Over the new year holiday, hundreds of flights were canceled and highways closed across northern China as average concentrations of small breathable particles known as PM2.5 soared above 500 micrograms per cubic meter in Beijing and surrounding regions.

Pollution alerts are common in northern China, especially during bitterly cold winters when energy demand, much of it met by coal, soars.

But the Beijing Municipal Environmental Protection Bureau told state media that PM2.5 concentrations dropped 9.9 percent on the year to an average of 73 micrograms per cubic meter in the Chinese capital in 2016.
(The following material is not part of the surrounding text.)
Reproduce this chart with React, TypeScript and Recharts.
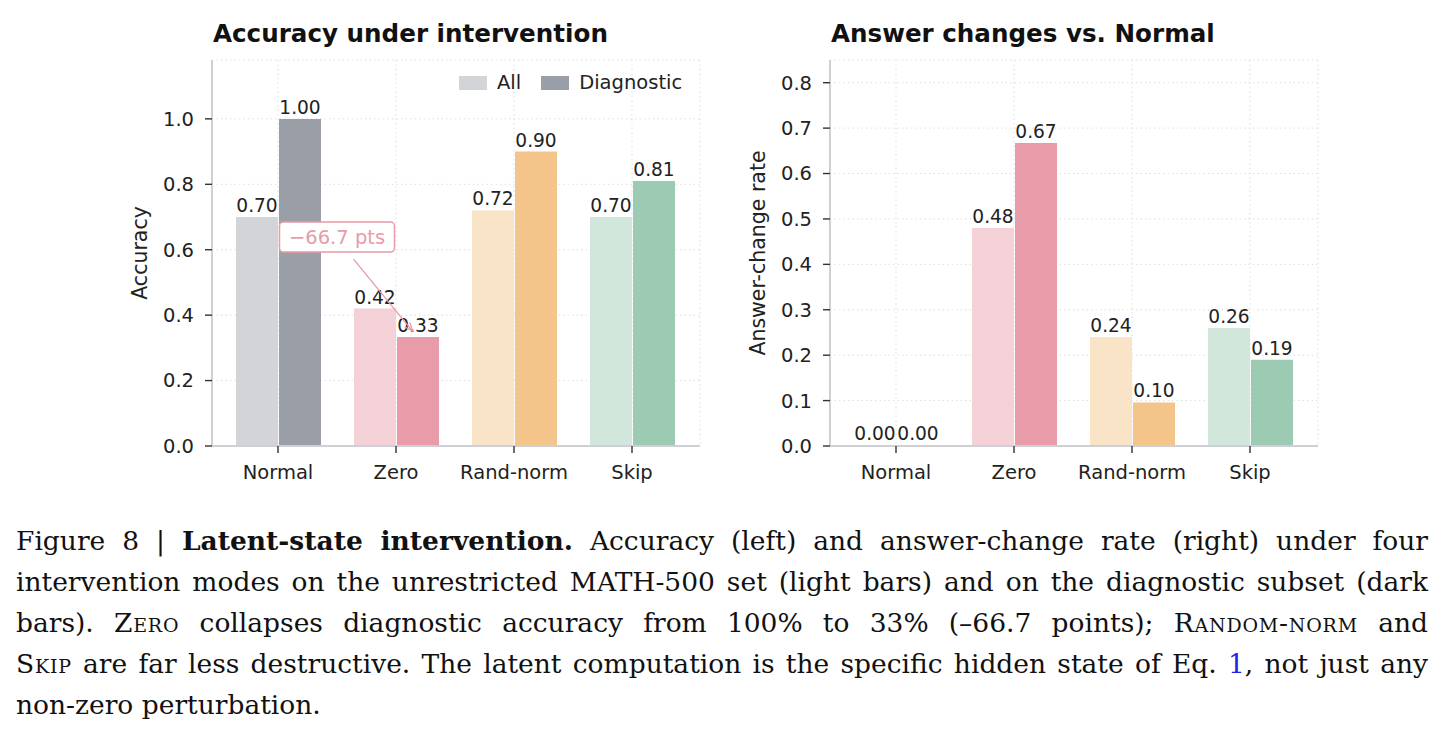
import React from 'react';
import { BarChart, Bar, XAxis, YAxis, CartesianGrid, Cell, LabelList, Legend } from 'recharts';

// Intervention modes along the x axis
const categories = ['Normal', 'Zero', 'Rand-norm', 'Skip'];

// Accuracy under each intervention (left panel)
const accuracyAll = [0.70, 0.42, 0.72, 0.70];
const accuracyDiagnostic = [1.00, 0.333, 0.90, 0.81];

// Fraction of answers that change relative to Normal (right panel)
const changeAll = [0.00, 0.48, 0.24, 0.26];
const changeDiagnostic = [0.00, 0.667, 0.096, 0.19];

const accuracyTicks = [0, 0.2, 0.4, 0.6, 0.8, 1.0];
const changeTicks = [0, 0.1, 0.2, 0.3, 0.4, 0.5, 0.6, 0.7, 0.8];

const seriesNames = ['All', 'Diagnostic'];
const lightColors = ['#d3d4d8', '#f4d0d7', '#f9e4c8', '#d2e7dc'];
const darkColors = ['#9a9fa7', '#e89ba8', '#f3c58b', '#9ccab3'];

const accuracyRows = categories.map((c, i) => ({ mode: c, all: accuracyAll[i], diag: accuracyDiagnostic[i] }));
const changeRows = categories.map((c, i) => ({ mode: c, all: changeAll[i], diag: changeDiagnostic[i] }));

const FONT = '"DejaVu Sans", sans-serif';
const TEXT = '#222222';
const ANNOT = '#e89ba8';

const CHART_W = 700;
const CHART_H = 500;
const MARGIN = { top: 52, right: 8, bottom: 22, left: 132 };

const fmt2 = (v: any) => Number(v).toFixed(2);
// zero-valued bars keep a hairline footprint so their value labels are still placed
const zeroFootprint = (v: any) => (Number(v) === 0 ? 1 : 0);

// Callout from the Normal diagnostic bar down to the Zero diagnostic bar
const zeroIdx = categories.indexOf('Zero');
const dropPts = (accuracyDiagnostic[zeroIdx] - accuracyDiagnostic[0]) * 100;
const dropText = (dropPts < 0 ? '\u2212' : '+') + Math.abs(dropPts).toFixed(1) + ' pts';

function DropCallout(props: any) {
  const { index } = props;
  if (index !== zeroIdx) return null;
  const vb = props.viewBox || props;
  const bx = Number(vb.x);
  const top = Number(vb.y);
  const sx = bx - 43.5;
  const sy = top - 78;
  const ex = bx + 15.5;
  const ey = top - 6;
  const ang = Math.atan2(ey - sy, ex - sx);
  const hl = 9;
  const spread = 0.38;
  const h1x = ex - hl * Math.cos(ang - spread);
  const h1y = ey - hl * Math.sin(ang - spread);
  const h2x = ex - hl * Math.cos(ang + spread);
  const h2y = ey - hl * Math.sin(ang + spread);
  return (
    <g>
      <line x1={sx} y1={sy} x2={ex} y2={ey} stroke={ANNOT} strokeWidth={1.3} />
      <polyline points={`${h1x},${h1y} ${ex},${ey} ${h2x},${h2y}`} fill="none" stroke={ANNOT} strokeWidth={1.3} />
      <rect x={bx - 117.5} y={top - 115} width={115} height={30} rx={4} ry={4} fill="#ffffff" stroke={ANNOT} strokeWidth={1.5} />
      <text x={bx - 60} y={top - 100} textAnchor="middle" dominantBaseline="central" fontSize={19.5} fill={ANNOT} fontFamily={FONT}>
        {dropText}
      </text>
    </g>
  );
}

function LegendBox(props: any) {
  const items = (props.payload || []) as any[];
  return (
    <div style={{ display: 'flex', alignItems: 'center', height: 22, fontFamily: FONT, fontSize: 19.5, color: TEXT }}>
      {items.map((it, i) => (
        <div key={i} style={{ display: 'flex', alignItems: 'center', marginRight: i < items.length - 1 ? 20 : 0 }}>
          <div style={{ width: 28, height: 14, background: it.color, marginRight: 10 }} />
          <span style={{ lineHeight: '22px', whiteSpace: 'nowrap' }}>{it.value}</span>
        </div>
      ))}
    </div>
  );
}

function Panel(props: {
  rows: any[];
  domainMax: number;
  ticks: number[];
  yLabel: string;
  showLegend?: boolean;
  showCallout?: boolean;
}) {
  const { rows, domainMax, ticks, yLabel, showLegend, showCallout } = props;
  const valueLabel = { fontSize: 18.6, fill: TEXT, fontFamily: FONT };
  return (
    <BarChart width={CHART_W} height={CHART_H} data={rows} margin={MARGIN} barSize={42} barGap={1}>
      <CartesianGrid stroke="#dedede" strokeDasharray="1.5 3" strokeWidth={1} />
      <XAxis
        dataKey="mode"
        height={40}
        padding={{ left: 7, right: 9 }}
        tickSize={7}
        tickMargin={12}
        tick={{ fontSize: 19.5, fill: TEXT, fontFamily: FONT }}
        axisLine={{ stroke: '#cfd0d6', strokeWidth: 2 }}
        tickLine={{ stroke: '#333333', strokeWidth: 1.4 }}
      />
      <YAxis
        width={72}
        type="number"
        domain={[0, domainMax]}
        ticks={ticks}
        allowDataOverflow
        tickFormatter={(v: number) => v.toFixed(1)}
        tickSize={7}
        tickMargin={11}
        tick={{ fontSize: 19.5, fill: TEXT, fontFamily: FONT }}
        axisLine={{ stroke: '#cfd0d6', strokeWidth: 2 }}
        tickLine={{ stroke: '#333333', strokeWidth: 1.4 }}
        label={{
          value: yLabel,
          angle: -90,
          position: 'insideLeft',
          offset: 0,
          style: { textAnchor: 'middle', fontSize: 20.5, fill: TEXT, fontFamily: FONT },
        }}
      />
      {showLegend && (
        <Legend
          layout="horizontal"
          verticalAlign="middle"
          align="center"
          wrapperStyle={{ top: 64, left: 451, right: 'auto', bottom: 'auto', width: 'auto', height: 22 }}
          content={(p: any) => <LegendBox {...p} />}
        />
      )}
      <Bar dataKey="all" name={seriesNames[0]} fill={lightColors[0]} minPointSize={zeroFootprint} isAnimationActive={false}>
        {rows.map((r, i) => (
          <Cell key={i} fill={lightColors[i]} fillOpacity={r.all === 0 ? 0 : 1} />
        ))}
        <LabelList dataKey="all" position="top" offset={5} formatter={fmt2} style={valueLabel} />
      </Bar>
      <Bar dataKey="diag" name={seriesNames[1]} fill={darkColors[0]} minPointSize={zeroFootprint} isAnimationActive={false}>
        {rows.map((r, i) => (
          <Cell key={i} fill={darkColors[i]} fillOpacity={r.diag === 0 ? 0 : 1} />
        ))}
        <LabelList dataKey="diag" position="top" offset={5} formatter={fmt2} style={valueLabel} />
        {showCallout && <LabelList dataKey="diag" content={(p: any) => <DropCallout {...p} />} />}
      </Bar>
    </BarChart>
  );
}

const titleStyle: React.CSSProperties = {
  position: 'absolute',
  top: 14,
  fontFamily: FONT,
  fontWeight: 'bold',
  fontSize: 24.6,
  lineHeight: '1',
  color: '#111',
  whiteSpace: 'nowrap',
};

const lineStyle: React.CSSProperties = {
  textAlign: 'justify',
  textAlignLast: 'justify',
  whiteSpace: 'normal',
};

const sc: React.CSSProperties = { fontVariant: 'small-caps', letterSpacing: '0.03em' };

export default function App() {
  return (
    <div style={{ position: 'relative', width: 1427, height: 720, background: '#ffffff' }}>
      <div style={{ position: 'absolute', left: 0, top: 0, fontFamily: FONT }}>
        <Panel rows={accuracyRows} domainMax={1.18} ticks={accuracyTicks} yLabel="Accuracy" showLegend showCallout />
      </div>
      <div style={{ ...titleStyle, left: 205 }}>Accuracy under intervention</div>

      <div style={{ position: 'absolute', left: 618, top: 0, fontFamily: FONT }}>
        <Panel rows={changeRows} domainMax={0.85} ticks={changeTicks} yLabel="Answer-change rate" />
      </div>
      <div style={{ ...titleStyle, left: 823 }}>Answer changes vs. Normal</div>

      <div
        style={{
          position: 'absolute',
          left: 8,
          top: 512,
          width: 1412,
          fontFamily: '"DejaVu Serif", "Liberation Serif", serif',
          fontSize: 26.5,
          lineHeight: '41px',
          color: '#111',
        }}
      >
        <div style={lineStyle}>
          Figure 8 | <b>Latent-state intervention.</b> Accuracy (left) and answer-change rate (right) under four
        </div>
        <div style={lineStyle}>
          intervention modes on the unrestricted MATH-500 set (light bars) and on the diagnostic subset (dark
        </div>
        <div style={lineStyle}>
          bars). <span style={sc}>Zero</span> collapses diagnostic accuracy from 100% to 33% (–66.7 points);{' '}
          <span style={sc}>Random-norm</span> and
        </div>
        <div style={lineStyle}>
          <span style={sc}>Skip</span> are far less destructive. The latent computation is the specific hidden state of Eq.{' '}
          <span style={{ color: '#1f1fe8' }}>1</span>, not just any
        </div>
        <div style={{ textAlign: 'left' }}>non-zero perturbation.</div>
      </div>
    </div>
  );
}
The total number of "blue sky days" reached 198 in 2016, up 12 from the previous year. However, the average PM2.5 measure still exceeded national air quality standards by 109 percent, the bureau said.

Despite a brief respite on Monday, smog returned to the Chinese capital on Tuesday, with PM2.5 readings again at "hazardous" levels. The city environment bureau said the orange alert was expected to last until Wednesday.

China is in the third year of a "war on pollution" aimed at reversing the damage done to its skies, soil and water after decades of untrammeled economic growth.

It has created emergency response systems that restrict traffic and shut down factories and construction sites during periods of heavy smog, and it has also vowed to punish local officials and enterprises that break rules.

During a bout of smog in December, inspectors identified 21 enterprises that had violated regulations by failing to close operations on time, and 10 more inspection teams were dispatched to cities across the region over the new year.

But government officials have expressed frustration that persistently heavy winter pollution, brought about by unfavorable weather and the use of coal-fired urban heating systems, has overshadowed the genuine progress China has made to reduce smog.